I had some concerns with the game at various points. There was a very strong early tower meta, which I worried made higher level units pretty pointless. At various times, the game seemed rather prone to large swings, but high level games mostly got over that. The one remaining problem is mines, which simply seem too weak - but overall, the game is pretty well balanced and has a lot of interesting aspects.
Algorithm
Here’s a sketch of the interesting bits of my algorithm.
Cut detection
We detect cuts for the two players in the same way; I’ll assume we are looking for our cuts against the enemy when describing the algorithm. The algorithm finds a single, best cut.
- Use a (slightly bad) variant of Dijkstra’s algorithm to calculate the minimum path from our territory to every square in the enemy’s territory, involving an initial move and then some spawns. For each square, record the parent in the minimum path, the spawn cost of the chain to get there, the total upkeep of the chain, and the level of the unit which moved at the start of it (if any).
- For every chain we find in 1, work out how much enemy territory it cuts. The score for cutting of a piece of territory is x_1 * income + x_2 * killed_unit_cost + x_3 * destroyed towers + infinity_if_HQ_killed
- Score every chain as cut_score - build_cost - x_4 * chain_upkeep - x_5 * moving_unit_level
- Pick the best chain.
This has the advantage of finding almost all good cuts, while considering relatively few cuts, which is useful because we do this many times each turn. However, it misses a fair few good ones - when there’s a good cut to a square, but also a cheaper path to it that is a bad cut.
Defending cuts
To defend an enemy cut, we do the first of these that works:
- Move a unit to a square we don’t own that blocks or reconnects it.
- Spawn a tower which blocks it. Prefer tower sites that block many possible cuts.
- Spawn a unit in a square we don’t own that blocks or reconnects it.
Flow of a turn
- Cuts. We play out lines where
i) We make no cuts, and then defend their highest value cuts until we can’t defend one (or they run out).
ii) We make one cut, and then defend their highest value cuts until we can’t defend one (or they run out).
…
iii) We make cuts until we can’t find another, and then defend their highest value cuts until we can’t defend one (or they run out).
Each of these lines of play is scored as VALUE_OF_OUR_CUTS - x*VALUE_OF_THEIR_UNDEFENDED_CUT. We play the line which scores best. This process allows us to find cuts which reduce their income or territory enough to prevent their terrifying cut. - Move our units. We process units in order of how close they are to the enemy HQ, to minimise conflicts (as units usually move that way). In order of priority, we prefer to move to square that are the enemy’s, then not ours, then not blocking this unit or an ally from empty squares, then close to the enemy HQ, then not adjacent to a friend, then close to the HQ diagonal. Except level 3 units, who only really care about eating tower and moving towards the enemy HQ. I did say this was a pile of heuristics.
i) After moving all our units, look for nasty enemy cuts.

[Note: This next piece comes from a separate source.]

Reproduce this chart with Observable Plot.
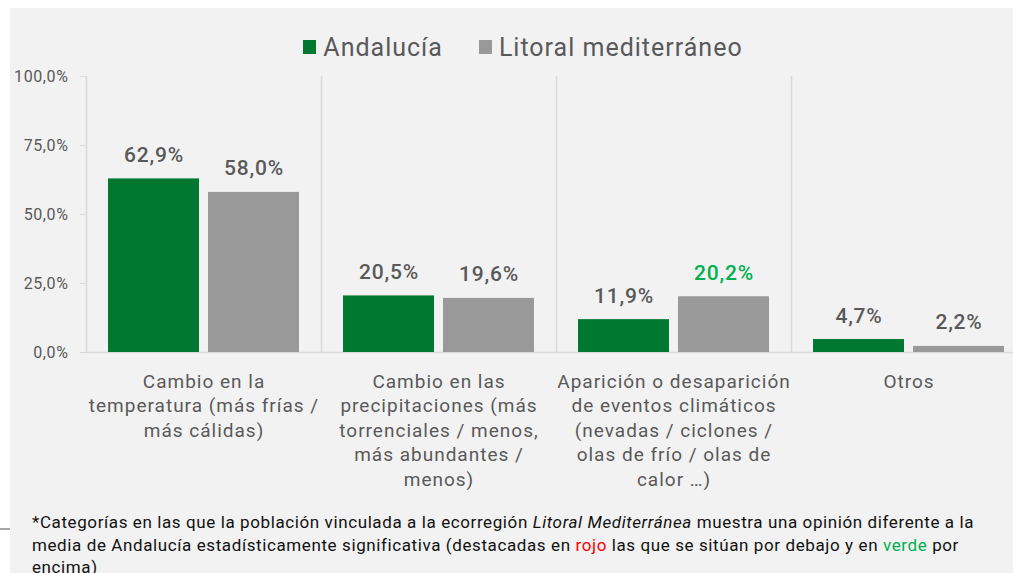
<!DOCTYPE html>
<html>
<head>
<meta charset="utf-8">
<script src="https://cdn.jsdelivr.net/npm/d3@7"></script>
<script src="https://cdn.jsdelivr.net/npm/@observablehq/plot@0.6"></script>
<style>
  html, body { margin: 0; padding: 0; background: #ffffff; overflow: hidden; }
  body { width: 1013px; height: 573px; position: relative; font-family: Roboto, "Noto Sans", sans-serif; }
  #wrap { position: absolute; left: 10px; top: 8px; width: 1030px; height: 600px; background: #f2f2f2; padding-top: 24px; box-sizing: border-box; }
  #legend { height: 30px; display: flex; justify-content: center; align-items: center; font-size: 25px; letter-spacing: 1px; color: #595959; padding-right: 4px; }
  .item { display: flex; align-items: center; margin: 0 18px; }
  .sw { width: 13px; height: 14px; margin-right: 7px; }
  #note { margin-top: 9px; padding-left: 22px; font-size: 17px; letter-spacing: 0.6px; line-height: 22.5px; color: #111111; white-space: nowrap; }
  #stub { position: absolute; left: 0; top: 528px; width: 10px; height: 1.5px; background: #a6a6a6; }
  #chart g[aria-label="fx-axis tick label"] { letter-spacing: 1px; }
  #chart g[aria-label="y-axis tick label"] { letter-spacing: 0.6px; }
  #chart g[aria-label="text"] { letter-spacing: 0.8px; }
</style>
</head>
<body>
<div id="stub"></div>
<div id="wrap">
  <div id="legend"></div>
  <div id="chart"></div>
  <div id="note">*Categorías en las que la población vinculada a la ecorregión <i>Litoral Mediterránea</i> muestra una opinión diferente a la<br>media de Andalucía estadísticamente significativa (destacadas en <span style="color:#ff0000">rojo</span> las que se sitúan por debajo y en <span style="color:#00b050">verde</span> por<br>encima)</div>
</div>
<script>
const categories = [
  "Cambio en la\ntemperatura (más frías /\nmás cálidas)",
  "Cambio en las\nprecipitaciones (más\ntorrenciales / menos,\nmás abundantes /\nmenos)",
  "Aparición o desaparición\nde eventos climáticos\n(nevadas / ciclones /\nolas de frío / olas de\ncalor …)",
  "Otros"
];
const series = ["Andalucía", "Litoral mediterráneo"];
const andalucia = [62.9, 20.5, 11.9, 4.7];
const litoral = [58.0, 19.6, 20.2, 2.2];
// significance of Litoral vs Andalucía: "up" (green), "down" (red), null
const litoralSig = [null, null, "up", null];
const yTicks = [0, 25, 50, 75, 100];

const palette = { bars: ["#00782F", "#999999"], text: "#595959", up: "#00b050", down: "#ff0000", rule: "#d9d9d9" };

const fmt = v => v.toFixed(1).replace(".", ",") + "%";

const data = categories.flatMap((c, i) => [
  { cat: c, serie: series[0], value: andalucia[i], sig: null },
  { cat: c, serie: series[1], value: litoral[i], sig: litoralSig[i] }
]);

// legend
const legend = document.getElementById("legend");
series.forEach((s, i) => {
  const it = document.createElement("div");
  it.className = "item";
  it.innerHTML = `<span class="sw" style="background:${palette.bars[i]}"></span><span>${s}</span>`;
  legend.appendChild(it);
});

const chart = Plot.plot({
  width: 1016,
  height: 440,
  marginLeft: 76,
  marginRight: 0,
  marginTop: 14,
  marginBottom: 150,
  style: { background: "transparent", fontFamily: "Roboto, 'Noto Sans', sans-serif", overflow: "visible" },
  fx: { domain: categories, padding: 0, label: null },
  x: { domain: series, paddingInner: 0.09, paddingOuter: 0.22, axis: null },
  y: { domain: [0, 100], axis: null, label: null },
  marks: [
    Plot.ruleX(categories, { fx: d => d, x: () => series[0], dx: -67.5, y1: 0, y2: 100, stroke: palette.rule, strokeWidth: 1.5 }),
    Plot.ruleY([0], { stroke: palette.rule, strokeWidth: 1.5 }),
    Plot.axisY({ ticks: yTicks, tickFormat: fmt, tickSize: 6, tickPadding: 12, stroke: palette.rule, fill: palette.text, fontSize: 16, label: null }),
    Plot.barY(data, { fx: "cat", x: "serie", y: "value", fill: d => palette.bars[series.indexOf(d.serie)] }),
    Plot.text(data, {
      fx: "cat", x: "serie", y: "value",
      text: d => fmt(d.value),
      lineAnchor: "bottom", dy: -17, fontSize: 21, fontWeight: 500,
      fill: d => d.sig === "up" ? palette.up : d.sig === "down" ? palette.down : palette.text
    }),
    Plot.axisFx({ anchor: "bottom", tickSize: 0, tickPadding: 18, fontSize: 19, lineHeight: 1.29, fill: palette.text, label: null })
  ]
});
document.getElementById("chart").appendChild(chart);
</script>
</body>
</html>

If any go through squares we’ve vacated, and we don’t have the gold to cover them, mark those moves as illegal and replan all moves. - Do another pass of enemy chains, looking for any new ones from our movement and defending them.
- Build towers, anywhere that covers a friendly square adjacent to an enemy one which is not next to another tower.
- Spawn anywhere empty with no nearby friends, or a nearby enemy square, using roughly the same prioritisation as we do for moving.
i) After spawning all our units, look for nasty enemy cuts. If cut off new units, mark those spawns as illegal and replan all spawns. - Build mines, maybe? I’m not sure I ever actually build mines, but there’s some code here that could do that.
Unfinished business
If I had more time, I would have:
- Detect cuts better. As noted above, I miss a fair few, and I think there are simple measures that would detect the lion’s share of these (for a start, detecting paths of equal cost to the minimum path to a square which link to different squares in our territory).
- Sped things up. I’m using too many Java generics, which are a bit faster for me to write but slow. I could rewrite a lot to use arrays, which would be significantly faster. That would allow me to…
- Write a better cut search. My one is currently very focused; at each stage it considers two options - make our best cut, or stop cutting and defend the opponent’s best cut. It could be both wider (consider >1 cut at a move), and deeper; I don’t model our responses to opponent cuts at all, making them hard to value. This would also involve possibly saving up for future turns (which I already do slightly for kill chains)
- Do the opening better; my units move greedily, but filling territory near-optimally shouldn’t be too hard.
- Play with some magic numbers. I never changed the values of these.